** START OF DATASET ROWS **

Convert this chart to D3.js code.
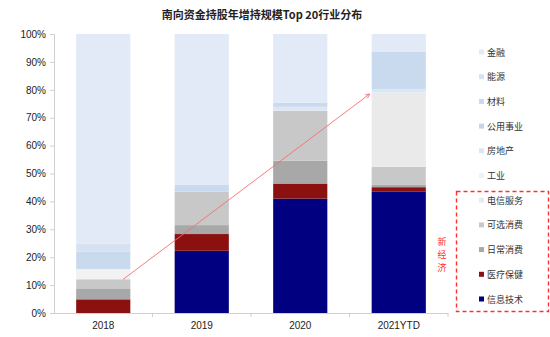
<!DOCTYPE html>
<html>
<head>
<meta charset="utf-8">
<script src="https://cdn.jsdelivr.net/npm/d3@7"></script>
<style>
  html, body { margin: 0; padding: 0; background: #fff; }
  svg { display: block; }
</style>
</head>
<body>
<svg id="chart" width="550" height="337"></svg>
<script>
// Years on the x axis
const years = ["2018", "2019", "2020", "2021YTD"];

// Sectors, stacked from the bottom up
const sectors = ["信息技术", "医疗保健", "日常消费", "可选消费", "电信服务", "工业", "房地产", "公用事业", "材料", "能源", "金融"];

// Share of each sector (%) per year
const infoTech   = [0,    22.3, 41.0, 43.6];
const health     = [4.9,  6.0,  5.4,  1.5];
const staples    = [3.7,  3.2,  8.2,  0.8];
const discretion = [3.5,  12.0, 17.9, 6.5];
const telecom    = [0,    0,    0,    26.6];
const industry   = [3.6,  0,    0,    0];
const realEstate = [0,    0,    1.4,  1.3];
const utilities  = [0,    0,    0,    0];
const materials  = [6.3,  2.4,  1.5,  13.4];
const energy     = [2.9,  0,    0,    0];
const finance    = [75.1, 54.1, 24.6, 6.3];

const seriesValues = [infoTech, health, staples, discretion, telecom, industry, realEstate, utilities, materials, energy, finance];

const yTicks = [0, 10, 20, 30, 40, 50, 60, 70, 80, 90, 100];

// Trend arrow from the top of 2018's consumer block to 2021's telecom block
const arrowFrom = { year: "2018", value: 12.1 };
const arrowTo   = { year: "2021YTD", value: 78.5 };

const colors = {
  "信息技术": "#000080",
  "医疗保健": "#8B1111",
  "日常消费": "#A8A8A8",
  "可选消费": "#C8C8C8",
  "电信服务": "#EAEAEA",
  "工业":     "#F2F2F2",
  "房地产":   "#DDE7F3",
  "公用事业": "#C3D6EF",
  "材料":     "#CADAEE",
  "能源":     "#D6E2F2",
  "金融":     "#E1EAF6"
};

const table = years.map((yr, i) => {
  const row = { year: yr };
  sectors.forEach((s, k) => { row[s] = seriesValues[k][i]; });
  return row;
});

const svg = d3.select("#chart");
const plotLeft = 54, plotRight = 448, plotTop = 34, plotBottom = 313;

const x = d3.scaleBand().domain(years).range([plotLeft, plotRight]).paddingInner(0.45).paddingOuter(0.225);
const y = d3.scaleLinear().domain([0, 100]).range([plotBottom, plotTop]);

// Title
svg.append("text")
  .attr("x", 262).attr("y", 19)
  .attr("text-anchor", "middle")
  .attr("font-family", "'Noto Sans CJK SC', sans-serif")
  .attr("font-weight", "bold")
  .attr("font-size", 11)
  .attr("fill", "#222")
  .text("南向资金持股年增持规模Top 20行业分布");

// Stacked bars
const stacked = d3.stack().keys(sectors)(table);
svg.append("g").selectAll("g")
  .data(stacked)
  .join("g")
  .attr("fill", d => colors[d.key])
  .selectAll("rect")
  .data(d => d)
  .join("rect")
  .attr("x", d => x(d.data.year))
  .attr("width", x.bandwidth())
  .attr("y", d => y(d[1]))
  .attr("height", d => Math.max(0, y(d[0]) - y(d[1])));

// Y axis
const yAxis = svg.append("g")
  .attr("transform", `translate(${plotLeft},0)`)
  .call(d3.axisLeft(y).tickValues(yTicks).tickFormat(d => d + "%").tickSize(4).tickPadding(4));
yAxis.select(".domain").attr("stroke", "#D0D0D0");
yAxis.selectAll(".tick line").attr("stroke", "#D0D0D0");
yAxis.selectAll("text")
  .attr("font-family", "'Liberation Sans', Arial, sans-serif")
  .attr("font-size", 10)
  .attr("fill", "#222");

// X axis with ticks at band boundaries
const xAxis = svg.append("g")
  .attr("transform", `translate(0,${plotBottom})`)
  .call(d3.axisBottom(x).tickSize(0).tickPadding(9));
xAxis.select(".domain").attr("stroke", "#D0D0D0");
xAxis.selectAll("text")
  .attr("font-family", "'Liberation Sans', Arial, sans-serif")
  .attr("font-size", 10)
  .attr("fill", "#222");
const step = x.step();
xAxis.selectAll(".sep")
  .data(years)
  .join("line")
  .attr("class", "sep")
  .attr("x1", (d, i) => plotLeft + step * (i + 1))
  .attr("x2", (d, i) => plotLeft + step * (i + 1))
  .attr("y1", 0).attr("y2", 4)
  .attr("stroke", "#D0D0D0");

// Trend arrow
const defs = svg.append("defs");
defs.append("marker")
  .attr("id", "arrowHead")
  .attr("viewBox", "0 0 10 10")
  .attr("refX", 9).attr("refY", 5)
  .attr("markerWidth", 6).attr("markerHeight", 6)
  .attr("orient", "auto")
  .append("path")
  .attr("d", "M1,1 L9,5 L1,9")
  .attr("fill", "none")
  .attr("stroke", "#F07070")
  .attr("stroke-width", 1.4);

svg.append("line")
  .attr("x1", x(arrowFrom.year) + x.bandwidth() * 0.87)
  .attr("y1", y(arrowFrom.value))
  .attr("x2", x(arrowTo.year) - 2)
  .attr("y2", y(arrowTo.value))
  .attr("stroke", "#F07070")
  .attr("stroke-width", 0.9)
  .attr("marker-end", "url(#arrowHead)");

// Legend, top entry = top of the stack
const legendItems = sectors.slice().reverse();
const legend = svg.append("g");
const legendRow = legend.selectAll("g")
  .data(legendItems)
  .join("g")
  .attr("transform", (d, i) => `translate(479,${52 + i * 24.7})`);
legendRow.append("rect")
  .attr("x", 0).attr("y", -2.5)
  .attr("width", 5).attr("height", 5)
  .attr("fill", d => colors[d]);
legendRow.append("text")
  .attr("x", 8).attr("y", 0)
  .attr("dominant-baseline", "central")
  .attr("font-family", "'Noto Sans CJK SC', sans-serif")
  .attr("font-size", 9)
  .attr("fill", "#333")
  .text(d => d);

// New-economy group box
svg.append("rect")
  .attr("x", 456.5).attr("y", 191.5)
  .attr("width", 92).attr("height", 120)
  .attr("fill", "none")
  .attr("stroke", "#FF3030")
  .attr("stroke-width", 1.4)
  .attr("stroke-dasharray", "4,3");

const label = "新经济".split("");
svg.append("g").selectAll("text")
  .data(label)
  .join("text")
  .attr("x", 442)
  .attr("y", (d, i) => 241 + i * 13.2)
  .attr("text-anchor", "middle")
  .attr("dominant-baseline", "central")
  .attr("font-family", "'Noto Sans CJK SC', sans-serif")
  .attr("font-size", 9)
  .attr("fill", "#FF3030")
  .text(d => d);
</script>
</body>
</html>
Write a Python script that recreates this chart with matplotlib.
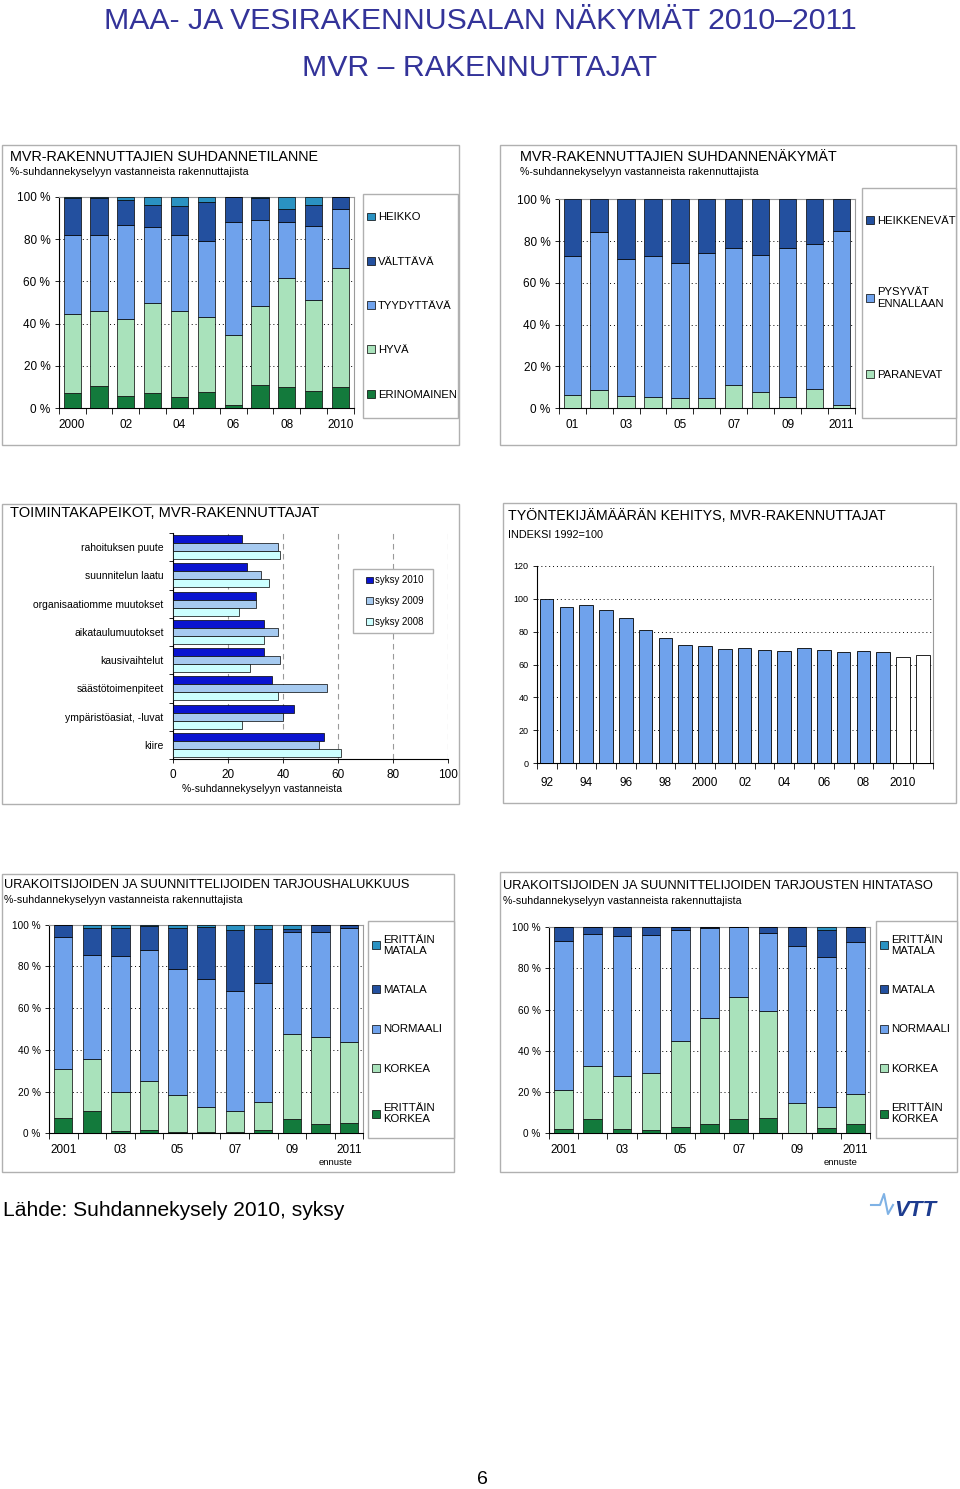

** END OF DATASET ROWS **

* _WHAT YOU HAVE TO DO_: Copy out each line of the records where the string "with" appears.

* _EXPECTED ANSWER_:
// X axis with ticks at band boundaries
Write a Python script that recreates this chart with matplotlib.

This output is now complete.